Belmont, Massachusetts is moving to overhaul Sherman Gardens, an aging public housing complex that has long needed more than the town's small housing authority could tackle on its own. The $52 million redevelopment project is now entering its planning phase, with construction potentially starting in 2027.
The Belmont Housing Authority (BHA) is one of the smallest in the state, managing a modest portfolio without the staff or development experience needed for a project of this scale. Rather than go it alone, BHA has partnered with the Cambridge Housing Authority, a larger and more sophisticated agency with a track record of complex redevelopments, to manage the effort. The Cambridge Housing Authority has posted an RFP seeking a construction manager to lead pre-construction work beginning this July, with that planning phase expected to run through the fall.
Sherman Gardens reflects a problem playing out across the country. Most of America's public housing was built between the 1940s and 1970s, and decades of federal underfunding have left an estimated $70 to $90 billion in deferred repairs nationwide, according to HUD estimates.

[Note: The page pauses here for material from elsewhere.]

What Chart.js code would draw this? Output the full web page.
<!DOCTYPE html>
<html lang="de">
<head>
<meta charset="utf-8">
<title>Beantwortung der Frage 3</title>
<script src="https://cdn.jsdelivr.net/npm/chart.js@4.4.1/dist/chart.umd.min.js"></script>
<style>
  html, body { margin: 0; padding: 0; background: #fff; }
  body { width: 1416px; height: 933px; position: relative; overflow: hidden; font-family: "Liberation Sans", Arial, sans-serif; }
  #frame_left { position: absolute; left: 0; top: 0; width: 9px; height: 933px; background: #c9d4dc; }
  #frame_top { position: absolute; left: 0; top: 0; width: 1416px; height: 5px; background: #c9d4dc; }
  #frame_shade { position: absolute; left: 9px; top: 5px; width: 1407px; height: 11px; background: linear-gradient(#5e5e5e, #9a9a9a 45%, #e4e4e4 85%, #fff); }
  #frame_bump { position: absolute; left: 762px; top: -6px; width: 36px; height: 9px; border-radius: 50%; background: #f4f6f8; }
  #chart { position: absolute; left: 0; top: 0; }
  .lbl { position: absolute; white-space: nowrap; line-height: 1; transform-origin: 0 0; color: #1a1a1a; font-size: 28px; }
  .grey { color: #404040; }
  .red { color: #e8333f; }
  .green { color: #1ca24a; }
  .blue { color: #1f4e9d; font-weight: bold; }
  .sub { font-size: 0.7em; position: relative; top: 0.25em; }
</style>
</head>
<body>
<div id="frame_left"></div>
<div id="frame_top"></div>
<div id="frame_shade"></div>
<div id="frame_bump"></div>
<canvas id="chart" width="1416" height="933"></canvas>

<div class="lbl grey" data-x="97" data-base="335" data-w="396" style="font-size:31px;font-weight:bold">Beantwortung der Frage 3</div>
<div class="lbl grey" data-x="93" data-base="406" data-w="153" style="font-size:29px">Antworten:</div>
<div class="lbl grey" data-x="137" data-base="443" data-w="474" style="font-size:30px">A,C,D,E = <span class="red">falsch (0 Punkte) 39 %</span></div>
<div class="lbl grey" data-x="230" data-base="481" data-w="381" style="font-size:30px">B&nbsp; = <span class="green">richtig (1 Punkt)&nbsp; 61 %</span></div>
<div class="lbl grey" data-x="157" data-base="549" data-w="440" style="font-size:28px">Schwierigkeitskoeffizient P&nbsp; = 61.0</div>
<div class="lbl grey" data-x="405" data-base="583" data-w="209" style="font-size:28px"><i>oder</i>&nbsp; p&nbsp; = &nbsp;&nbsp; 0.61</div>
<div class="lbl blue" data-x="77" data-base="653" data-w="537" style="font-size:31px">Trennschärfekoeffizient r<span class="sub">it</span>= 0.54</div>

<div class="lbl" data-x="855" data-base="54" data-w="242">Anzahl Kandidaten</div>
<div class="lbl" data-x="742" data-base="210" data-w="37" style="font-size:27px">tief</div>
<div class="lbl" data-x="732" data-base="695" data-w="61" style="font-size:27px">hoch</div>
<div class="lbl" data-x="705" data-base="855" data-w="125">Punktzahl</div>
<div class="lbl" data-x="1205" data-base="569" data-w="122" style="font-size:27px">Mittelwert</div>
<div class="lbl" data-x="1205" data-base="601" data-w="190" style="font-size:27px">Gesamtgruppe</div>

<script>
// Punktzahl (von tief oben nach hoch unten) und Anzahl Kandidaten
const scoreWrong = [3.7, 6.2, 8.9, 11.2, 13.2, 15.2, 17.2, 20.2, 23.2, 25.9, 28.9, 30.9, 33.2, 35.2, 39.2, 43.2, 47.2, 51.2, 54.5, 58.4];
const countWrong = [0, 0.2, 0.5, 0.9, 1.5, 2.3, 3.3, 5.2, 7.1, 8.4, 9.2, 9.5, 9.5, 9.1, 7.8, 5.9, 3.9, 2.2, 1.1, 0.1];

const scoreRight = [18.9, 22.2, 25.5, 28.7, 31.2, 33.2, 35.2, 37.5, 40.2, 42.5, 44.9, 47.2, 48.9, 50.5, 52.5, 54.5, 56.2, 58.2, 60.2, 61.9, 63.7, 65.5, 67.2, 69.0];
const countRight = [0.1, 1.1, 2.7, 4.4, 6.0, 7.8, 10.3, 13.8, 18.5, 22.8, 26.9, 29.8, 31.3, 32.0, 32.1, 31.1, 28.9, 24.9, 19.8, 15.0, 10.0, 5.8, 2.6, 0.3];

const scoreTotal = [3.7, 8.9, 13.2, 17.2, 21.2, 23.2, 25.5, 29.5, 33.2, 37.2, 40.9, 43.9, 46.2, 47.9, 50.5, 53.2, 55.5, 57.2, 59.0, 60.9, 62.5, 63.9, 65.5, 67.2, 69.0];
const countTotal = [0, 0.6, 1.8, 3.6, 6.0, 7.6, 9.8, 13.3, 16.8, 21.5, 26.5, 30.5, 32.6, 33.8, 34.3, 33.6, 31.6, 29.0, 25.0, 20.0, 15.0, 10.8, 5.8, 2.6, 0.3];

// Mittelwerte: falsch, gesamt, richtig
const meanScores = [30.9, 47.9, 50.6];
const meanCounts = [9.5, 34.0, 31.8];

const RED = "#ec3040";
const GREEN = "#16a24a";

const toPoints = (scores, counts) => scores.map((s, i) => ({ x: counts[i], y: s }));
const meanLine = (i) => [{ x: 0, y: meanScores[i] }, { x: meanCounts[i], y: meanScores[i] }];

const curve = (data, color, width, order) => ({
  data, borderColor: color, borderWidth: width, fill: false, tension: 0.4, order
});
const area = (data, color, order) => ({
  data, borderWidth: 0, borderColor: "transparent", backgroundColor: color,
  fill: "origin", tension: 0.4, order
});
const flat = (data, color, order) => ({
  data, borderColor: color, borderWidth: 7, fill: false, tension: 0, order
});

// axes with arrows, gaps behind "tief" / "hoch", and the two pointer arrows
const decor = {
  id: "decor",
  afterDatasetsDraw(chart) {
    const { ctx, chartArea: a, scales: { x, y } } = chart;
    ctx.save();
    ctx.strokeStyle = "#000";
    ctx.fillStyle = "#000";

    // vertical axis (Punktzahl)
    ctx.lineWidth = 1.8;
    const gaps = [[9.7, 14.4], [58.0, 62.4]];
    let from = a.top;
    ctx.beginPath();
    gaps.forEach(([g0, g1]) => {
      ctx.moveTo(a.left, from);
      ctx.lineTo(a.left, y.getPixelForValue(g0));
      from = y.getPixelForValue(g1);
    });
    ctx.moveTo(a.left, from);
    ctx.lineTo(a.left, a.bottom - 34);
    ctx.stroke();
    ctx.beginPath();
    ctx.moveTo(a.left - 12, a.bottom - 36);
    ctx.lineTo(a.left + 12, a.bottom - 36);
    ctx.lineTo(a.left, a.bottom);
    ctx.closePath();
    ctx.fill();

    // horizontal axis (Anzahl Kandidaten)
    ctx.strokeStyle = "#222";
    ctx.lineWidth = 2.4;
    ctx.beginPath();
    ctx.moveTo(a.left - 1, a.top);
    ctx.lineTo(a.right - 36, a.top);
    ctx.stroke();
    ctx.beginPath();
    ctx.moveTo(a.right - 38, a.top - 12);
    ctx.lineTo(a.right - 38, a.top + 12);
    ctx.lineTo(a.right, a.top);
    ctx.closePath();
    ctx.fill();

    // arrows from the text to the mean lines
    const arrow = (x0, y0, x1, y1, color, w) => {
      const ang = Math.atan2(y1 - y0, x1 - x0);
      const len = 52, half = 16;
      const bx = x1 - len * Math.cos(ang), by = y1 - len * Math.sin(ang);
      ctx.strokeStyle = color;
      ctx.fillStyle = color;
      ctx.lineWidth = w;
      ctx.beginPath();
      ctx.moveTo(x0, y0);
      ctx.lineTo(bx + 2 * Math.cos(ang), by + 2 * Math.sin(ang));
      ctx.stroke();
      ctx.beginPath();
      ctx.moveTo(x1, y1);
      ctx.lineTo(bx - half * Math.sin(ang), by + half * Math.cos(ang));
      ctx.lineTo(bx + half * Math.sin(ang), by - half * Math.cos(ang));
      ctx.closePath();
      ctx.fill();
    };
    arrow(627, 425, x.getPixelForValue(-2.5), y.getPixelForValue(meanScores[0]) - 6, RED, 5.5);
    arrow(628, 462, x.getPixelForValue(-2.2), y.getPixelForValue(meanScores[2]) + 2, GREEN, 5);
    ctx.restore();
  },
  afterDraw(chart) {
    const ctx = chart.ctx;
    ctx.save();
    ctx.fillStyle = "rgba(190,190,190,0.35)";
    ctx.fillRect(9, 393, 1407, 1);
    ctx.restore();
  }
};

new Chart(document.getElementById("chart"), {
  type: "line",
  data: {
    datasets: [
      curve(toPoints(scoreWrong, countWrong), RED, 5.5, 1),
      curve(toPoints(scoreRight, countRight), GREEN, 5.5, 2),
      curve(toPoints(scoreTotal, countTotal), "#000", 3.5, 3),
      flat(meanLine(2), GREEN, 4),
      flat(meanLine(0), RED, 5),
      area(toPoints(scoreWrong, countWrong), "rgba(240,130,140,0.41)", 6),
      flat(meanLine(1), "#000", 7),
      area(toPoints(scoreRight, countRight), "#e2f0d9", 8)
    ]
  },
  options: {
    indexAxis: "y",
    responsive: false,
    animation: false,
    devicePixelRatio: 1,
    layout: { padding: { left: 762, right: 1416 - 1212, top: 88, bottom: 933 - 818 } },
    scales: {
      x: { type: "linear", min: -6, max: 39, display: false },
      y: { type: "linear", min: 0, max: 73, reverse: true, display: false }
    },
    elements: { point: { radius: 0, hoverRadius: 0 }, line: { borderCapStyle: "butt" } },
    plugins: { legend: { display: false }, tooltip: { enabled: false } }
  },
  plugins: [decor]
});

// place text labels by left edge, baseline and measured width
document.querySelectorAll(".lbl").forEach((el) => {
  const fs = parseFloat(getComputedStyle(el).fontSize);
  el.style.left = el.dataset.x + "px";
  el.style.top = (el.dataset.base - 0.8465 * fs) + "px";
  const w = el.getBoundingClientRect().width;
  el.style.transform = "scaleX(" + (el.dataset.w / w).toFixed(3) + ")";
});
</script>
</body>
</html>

Massachusetts has responded by pursuing full redevelopments rather than piecemeal fixes, typically using a mix of federal Low-Income Housing Tax Credits, state housing funds, and HUD's Rental Assistance Demonstration program, which lets housing authorities convert units to project-based vouchers to unlock private financing.
For current Sherman Gardens residents, the redevelopment raises practical questions that haven't yet been answered publicly: whether they'll need to relocate temporarily, whether they'll have the right to return, and whether the project will add new units to Belmont's limited affordable housing stock. The $52 million price tag, steep for what is likely a relatively modest number of units, reflects Boston-area construction costs that rank among the highest in the nation.

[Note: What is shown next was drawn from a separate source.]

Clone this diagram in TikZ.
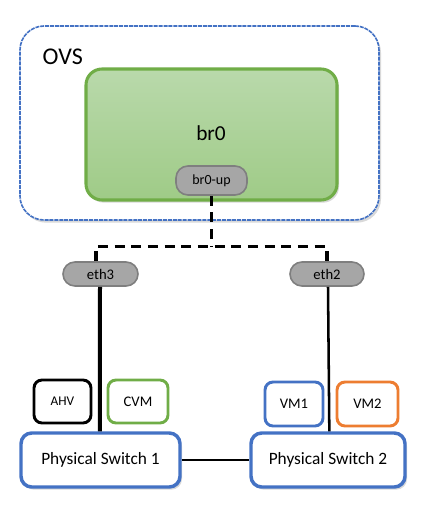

Belmont is also navigating a charged local conversation about housing. The town has faced pressure under Massachusetts's MBTA Communities Act to zone for more multifamily housing, a debate that has divided residents at town meeting. A $52 million construction project in a community of about 27,000 people will draw scrutiny.
If pre-construction planning proceeds on schedule this summer and fall, a separate RFP for construction itself would likely follow in 2027, with the full project potentially spanning two to three years depending on how residents are phased through the work.